PROBLEM REQUIREMENTS:
Your output is the lines from the first one to the one containing "import plotly.graph_objects as go", repeated exactly, with images left out.
** START GIVEN MATERIAL **
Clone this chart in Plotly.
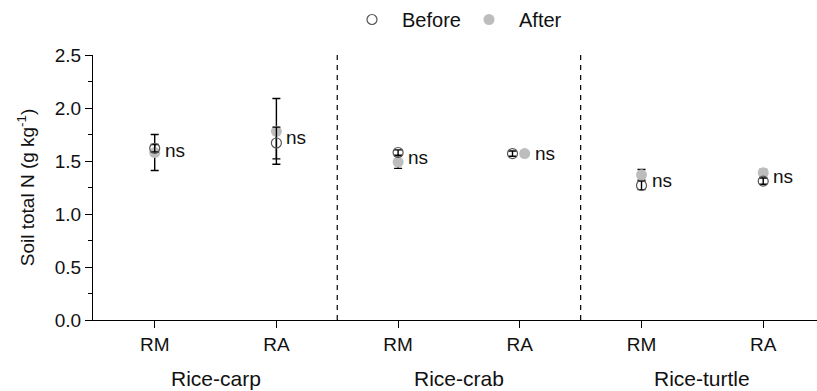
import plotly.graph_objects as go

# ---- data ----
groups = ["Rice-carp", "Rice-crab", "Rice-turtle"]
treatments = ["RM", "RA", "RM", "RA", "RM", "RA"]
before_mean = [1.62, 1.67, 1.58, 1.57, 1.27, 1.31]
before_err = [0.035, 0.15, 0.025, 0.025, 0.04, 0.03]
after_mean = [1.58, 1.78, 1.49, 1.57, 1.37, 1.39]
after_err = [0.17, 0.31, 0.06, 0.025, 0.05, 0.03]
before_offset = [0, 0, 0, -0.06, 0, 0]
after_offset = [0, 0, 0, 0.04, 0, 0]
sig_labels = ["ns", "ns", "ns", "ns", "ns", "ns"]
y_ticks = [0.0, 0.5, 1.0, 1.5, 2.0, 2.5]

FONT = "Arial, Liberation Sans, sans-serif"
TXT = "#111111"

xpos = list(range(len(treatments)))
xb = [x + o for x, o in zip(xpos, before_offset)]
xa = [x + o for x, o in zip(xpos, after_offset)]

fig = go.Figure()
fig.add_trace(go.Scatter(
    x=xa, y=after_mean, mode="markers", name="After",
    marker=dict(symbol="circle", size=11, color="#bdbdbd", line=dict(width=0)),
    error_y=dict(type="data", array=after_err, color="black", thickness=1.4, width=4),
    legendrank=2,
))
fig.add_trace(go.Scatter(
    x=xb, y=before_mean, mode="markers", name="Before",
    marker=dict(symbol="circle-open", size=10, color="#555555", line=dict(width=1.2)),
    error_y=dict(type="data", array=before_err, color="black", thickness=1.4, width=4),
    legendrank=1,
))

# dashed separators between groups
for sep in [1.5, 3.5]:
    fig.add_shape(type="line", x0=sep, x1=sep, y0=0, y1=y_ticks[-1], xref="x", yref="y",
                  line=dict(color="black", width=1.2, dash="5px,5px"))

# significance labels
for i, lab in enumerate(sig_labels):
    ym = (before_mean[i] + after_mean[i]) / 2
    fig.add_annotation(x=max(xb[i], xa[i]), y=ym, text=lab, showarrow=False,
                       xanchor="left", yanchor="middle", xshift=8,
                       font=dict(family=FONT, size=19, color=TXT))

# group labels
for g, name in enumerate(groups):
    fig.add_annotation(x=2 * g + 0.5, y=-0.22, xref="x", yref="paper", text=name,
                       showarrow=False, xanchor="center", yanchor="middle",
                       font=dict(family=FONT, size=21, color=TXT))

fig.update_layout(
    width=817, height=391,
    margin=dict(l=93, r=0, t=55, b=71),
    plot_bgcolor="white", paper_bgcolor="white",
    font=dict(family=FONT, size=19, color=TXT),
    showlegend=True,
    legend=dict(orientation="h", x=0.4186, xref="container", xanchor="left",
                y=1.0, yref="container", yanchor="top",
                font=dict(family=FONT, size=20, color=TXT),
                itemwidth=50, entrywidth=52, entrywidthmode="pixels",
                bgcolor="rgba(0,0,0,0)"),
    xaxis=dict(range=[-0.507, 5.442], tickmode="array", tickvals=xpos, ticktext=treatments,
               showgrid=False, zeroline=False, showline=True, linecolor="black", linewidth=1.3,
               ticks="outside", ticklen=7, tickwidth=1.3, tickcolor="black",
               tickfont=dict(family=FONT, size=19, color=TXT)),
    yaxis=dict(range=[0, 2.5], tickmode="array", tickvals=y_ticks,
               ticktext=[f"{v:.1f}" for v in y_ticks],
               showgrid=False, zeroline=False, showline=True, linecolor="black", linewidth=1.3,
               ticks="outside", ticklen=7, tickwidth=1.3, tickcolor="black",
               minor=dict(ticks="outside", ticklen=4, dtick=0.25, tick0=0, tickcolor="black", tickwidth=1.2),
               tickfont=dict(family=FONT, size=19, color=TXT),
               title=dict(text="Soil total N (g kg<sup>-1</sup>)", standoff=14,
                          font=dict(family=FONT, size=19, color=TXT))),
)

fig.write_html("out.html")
** END GIVEN MATERIAL **
FULL ANSWER:
Clone this chart in Plotly.
import plotly.graph_objects as go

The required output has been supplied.